**Directions**
Don't include pictures. Quote the lines below from the first through the line that contains "(0,0) rectangle (789,1010);".
----
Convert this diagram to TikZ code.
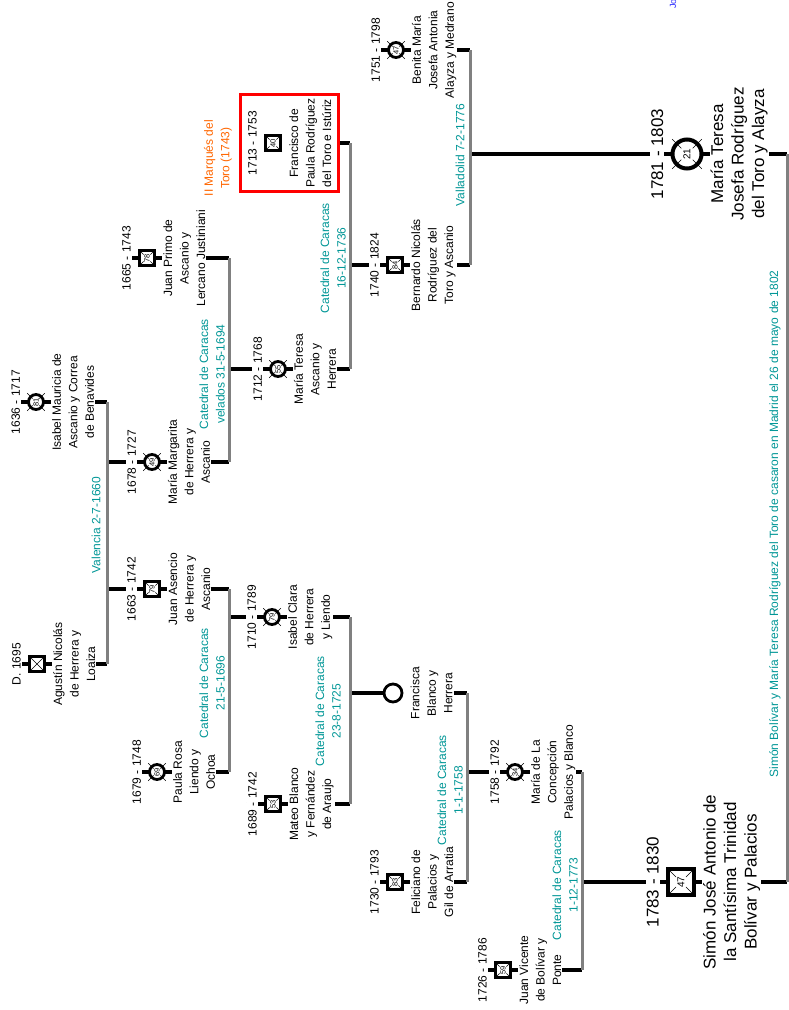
\documentclass[tikz,border=0pt]{standalone}
\usepackage{fontspec}
\setmainfont{Liberation Sans}
\usepackage{xcolor}
\usepackage{tikz}
\usetikzlibrary{positioning, fit, backgrounds}

\definecolor{boda}{RGB}{0,150,150}
\definecolor{titulo}{RGB}{255,102,0}
\definecolor{azulenlace}{RGB}{40,40,255}

\newcommand{\grande}{\fontsize{17}{20.5}\selectfont}
\newcommand{\persona}[6]{%
  \node[#3] (#1) at (#2) {#4};
  \node[fecha] (#1-d) at ([xshift=-6pt]#1.north) {#5};
  \node[nombre] (#1-n) at ([xshift=6pt]#1.south) {#6};
}
\newcommand{\marcas}[3]{%
  \foreach \a in {45,135,225,315}
    \draw[marca] (#1.center) ++(\a:#2) -- ++(\a:#3);
}

\begin{document}
\begin{tikzpicture}[x=1pt, y=-1pt,
  every node/.style={font=\fontsize{12}{16.5}\selectfont},
  fecha/.style={rotate=90, anchor=south, fill=white, inner sep=1pt},
  nombre/.style={rotate=90, anchor=north, align=center, fill=white, inner sep=1pt},
  hombre/.style={rotate=90, draw, rectangle, line width=2.8pt, minimum size=15.5pt,
    inner sep=0pt, fill=white, font=\fontsize{7.5}{7.5}\selectfont},
  hombrex/.style={hombre, path picture={
    \draw[marca] (path picture bounding box.south west) -- (path picture bounding box.north east)
                 (path picture bounding box.north west) -- (path picture bounding box.south east);}},
  mujer/.style={hombre, circle, minimum size=15pt},
  hombreg/.style={hombre, minimum size=26pt, line width=4pt, font=\fontsize{10}{10}\selectfont},
  mujerg/.style={mujer, minimum size=29pt, line width=4pt, font=\fontsize{10}{10}\selectfont},
  boda/.style={rotate=90, align=center, text=boda},
  enlace/.style={line width=3.5pt},
  pareja/.style={line width=3pt, gray},
  marca/.style={line width=0.45pt}]

\useasboundingbox (0,0) rectangle (789,1010);

% personas
\persona{isabelm}{36,402}{mujer}{81}{1636 - 1717}{Isabel Mauricia de\\Ascanio y Correa\\de Benavides}
\marcas{isabelm}{4.8pt}{7.7pt}
\persona{agustin}{37,664}{hombrex}{}{D. 1695}{Agustín Nicolás\\de Herrera y\\Loaiza}
\persona{juanpr}{147,258}{hombre}{78}{1665 - 1743}{Juan Primo de\\Ascanio y\\Lercano Justiniani}
\marcas{juanpr}{4.8pt}{7.7pt}
\persona{mmarg}{152,462}{mujer}{49}{1678 - 1727}{María Margarita\\de Herrera y\\Ascanio}
\marcas{mmarg}{4.8pt}{7.7pt}
\persona{juanas}{152,589}{hombre}{79}{1663 - 1742}{Juan Asencio\\de Herrera y\\Ascanio}
\marcas{juanas}{4.8pt}{7.7pt}
\persona{paula}{157,772}{mujer}{69}{1679 - 1748}{Paula Rosa\\Liendo y\\Ochoa}
\marcas{paula}{4.8pt}{7.7pt}
\persona{francisco}{273,143}{hombre}{40}{1713 - 1753}{Francisco de\\Paula Rodríguez\\del Toro e Istúriz}
\marcas{francisco}{4.8pt}{7.7pt}
\persona{mteresaa}{278,369}{mujer}{55}{1712 - 1768}{María Teresa\\Ascanio y\\Herrera}
\marcas{mteresaa}{4.8pt}{7.7pt}
\persona{isabelc}{272,617}{mujer}{79}{1710 - 1789}{Isabel Clara\\de Herrera\\y Liendo}
\marcas{isabelc}{4.8pt}{7.7pt}
\persona{mateo}{273,804}{hombre}{53}{1689 - 1742}{Mateo Blanco\\y Fernández\\de Araujo}
\marcas{mateo}{4.8pt}{7.7pt}
\persona{benita}{396,50}{mujer}{47}{1751 - 1798}{Benita María\\Josefa Antonia\\Alayza y Medrano}
\marcas{benita}{4.8pt}{7.7pt}
\persona{bernardo}{395,265}{hombre}{84}{1740 - 1824}{Bernardo Nicolás\\Rodríguez del\\Toro y Ascanio}
\marcas{bernardo}{4.8pt}{7.7pt}
\node[mujer, minimum size=18pt] (francisca) at (393,693) {};
\node[nombre] (francisca-n) at ([xshift=6pt]francisca.south) {Francisca\\Blanco y\\Herrera};
\persona{feliciano}{395,882}{hombre}{83}{1730 - 1793}{Feliciano de\\Palacios y\\Gil de Arratia}
\marcas{feliciano}{4.8pt}{7.7pt}
\persona{concepcion}{515,772}{mujer}{34}{1758 - 1792}{María de La\\Concepción\\Palacios y Blanco}
\marcas{concepcion}{4.8pt}{7.7pt}
\persona{juanvi}{503,970}{hombre}{59}{1726 - 1786}{Juan Vicente\\de Bolívar y\\Ponte}
\marcas{juanvi}{4.8pt}{7.7pt}

\begin{scope}[fecha/.append style={font=\grande}, nombre/.append style={font=\grande}]
\persona{mteresa}{687,154}{mujerg}{21}{1781 - 1803}{María Teresa\\Josefa Rodríguez\\del Toro y Alayza}
\marcas{mteresa}{8pt}{13pt}
\persona{simon}{681,882}{hombreg}{47}{1783 - 1830}{Simón José Antonio de\\la Santísima Trinidad\\Bolívar y Palacios}
\marcas{simon}{7pt}{11pt}
\end{scope}

\node[draw=red, line width=3pt, fit=(francisco-d)(francisco-n), inner xsep=6pt, inner ysep=3pt] (marco) {};
\node[rotate=90, align=center, text=titulo] (marques) at (218,158) {II Marqués del\\Toro (1743)};

% bodas
\node[boda] (b1) at (96,525) {Valencia 2-7-1660};
\node[boda] (b2) at (212,374) {Catedral de Caracas\\velados 31-5-1694};
\node[boda] (b3) at (212,683) {Catedral de Caracas\\21-5-1696};
\node[boda] (b4) at (333,258) {Catedral de Caracas\\16-12-1736};
\node[boda] (b5) at (328,711) {Catedral de Caracas\\23-8-1725};
\node[boda] (b6) at (460,155) {Valladolid 7-2-1776};
\node[boda] (b7) at (450,790) {Catedral de Caracas\\1-1-1758};
\node[boda] (b8) at (565,885) {Catedral de Caracas\\1-12-1773};
\node[boda] (b9) at (775,524) {Simón Bolívar y María Teresa Rodríguez del Toro de casaron en Madrid el 26 de mayo de 1802};
\node[rotate=90, anchor=west, text=azulenlace, inner sep=0pt, font=\fontsize{9}{9}\selectfont] (jo) at (673,9) {Jo};

\coordinate (v1) at (107,525);
\coordinate (v2) at (229,374);
\coordinate (v3) at (229,683);
\coordinate (v4) at (350,258);
\coordinate (v5) at (350,711);
\coordinate (v6) at (470,155);
\coordinate (v7) at (467,790);
\coordinate (v8) at (582,885);
\coordinate (v9) at (787,524);

\begin{scope}[on background layer]
\foreach \p in {isabelm, agustin, juanpr, mmarg, juanas, paula, mteresaa, isabelc, mateo,
                benita, bernardo, feliciano, concepcion, juanvi, mteresa, simon}
  \draw[enlace] (\p-d.north) -- (\p-n.south);

\draw[enlace] (isabelm-n.south) -- (isabelm-n.south -| v1)
              (agustin-n.south) -- (agustin-n.south -| v1)
              (v1 |- mmarg) -- (mmarg-d.north)
              (v1 |- juanas) -- (juanas-d.north);
\draw[enlace] (juanpr-n.south) -- (juanpr-n.south -| v2)
              (mmarg-n.south) -- (mmarg-n.south -| v2)
              (v2 |- mteresaa) -- (mteresaa-d.north);
\draw[enlace] (juanas-n.south) -- (juanas-n.south -| v3)
              (paula-n.south) -- (paula-n.south -| v3)
              (v3 |- isabelc) -- (isabelc-d.north);
\draw[enlace] (marco.east) -- (marco.east -| v4)
              (mteresaa-n.south) -- (mteresaa-n.south -| v4)
              (v4 |- bernardo) -- (bernardo-d.north);
\draw[enlace] (isabelc-n.south) -- (isabelc-n.south -| v5)
              (mateo-n.south) -- (mateo-n.south -| v5)
              (v5 |- francisca) -- (francisca.north);
\draw[enlace] (benita-n.south) -- (benita-n.south -| v6)
              (bernardo-n.south) -- (bernardo-n.south -| v6)
              (v6 |- mteresa) -- (mteresa-d.north);
\draw[enlace] (francisca-n.south) -- (francisca-n.south -| v7)
              (feliciano-n.south) -- (feliciano-n.south -| v7)
              (v7 |- concepcion) -- (concepcion-d.north);
\draw[enlace] (concepcion-n.south) -- (concepcion-n.south -| v8)
              (juanvi-n.south) -- (juanvi-n.south -| v8)
              (v8 |- simon) -- (simon-d.north);
\draw[enlace] (mteresa-n.south) -- (mteresa-n.south -| v9)
              (simon-n.south) -- (simon-n.south -| v9);

\draw[pareja] (isabelm -| v1) -- (agustin -| v1);
\draw[pareja] (juanpr -| v2) -- (mmarg -| v2);
\draw[pareja] (juanas -| v3) -- (paula -| v3);
\draw[pareja] (marco.east -| v4) -- (mteresaa -| v4);
\draw[pareja] (isabelc -| v5) -- (mateo -| v5);
\draw[pareja] (benita -| v6) -- (bernardo -| v6);
\draw[pareja] (francisca -| v7) -- (feliciano -| v7);
\draw[pareja] (concepcion -| v8) -- (juanvi -| v8);
\draw[pareja] (mteresa -| v9) -- (simon -| v9);
\end{scope}
\end{tikzpicture}
\end{document}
----
**Full solution**
Convert this diagram to TikZ code.
\documentclass[tikz,border=0pt]{standalone}
\usepackage{fontspec}
\setmainfont{Liberation Sans}
\usepackage{xcolor}
\usepackage{tikz}
\usetikzlibrary{positioning, fit, backgrounds}

\definecolor{boda}{RGB}{0,150,150}
\definecolor{titulo}{RGB}{255,102,0}
\definecolor{azulenlace}{RGB}{40,40,255}

\newcommand{\grande}{\fontsize{17}{20.5}\selectfont}
\newcommand{\persona}[6]{%
  \node[#3] (#1) at (#2) {#4};
  \node[fecha] (#1-d) at ([xshift=-6pt]#1.north) {#5};
  \node[nombre] (#1-n) at ([xshift=6pt]#1.south) {#6};
}
\newcommand{\marcas}[3]{%
  \foreach \a in {45,135,225,315}
    \draw[marca] (#1.center) ++(\a:#2) -- ++(\a:#3);
}

\begin{document}
\begin{tikzpicture}[x=1pt, y=-1pt,
  every node/.style={font=\fontsize{12}{16.5}\selectfont},
  fecha/.style={rotate=90, anchor=south, fill=white, inner sep=1pt},
  nombre/.style={rotate=90, anchor=north, align=center, fill=white, inner sep=1pt},
  hombre/.style={rotate=90, draw, rectangle, line width=2.8pt, minimum size=15.5pt,
    inner sep=0pt, fill=white, font=\fontsize{7.5}{7.5}\selectfont},
  hombrex/.style={hombre, path picture={
    \draw[marca] (path picture bounding box.south west) -- (path picture bounding box.north east)
                 (path picture bounding box.north west) -- (path picture bounding box.south east);}},
  mujer/.style={hombre, circle, minimum size=15pt},
  hombreg/.style={hombre, minimum size=26pt, line width=4pt, font=\fontsize{10}{10}\selectfont},
  mujerg/.style={mujer, minimum size=29pt, line width=4pt, font=\fontsize{10}{10}\selectfont},
  boda/.style={rotate=90, align=center, text=boda},
  enlace/.style={line width=3.5pt},
  pareja/.style={line width=3pt, gray},
  marca/.style={line width=0.45pt}]

\useasboundingbox (0,0) rectangle (789,1010);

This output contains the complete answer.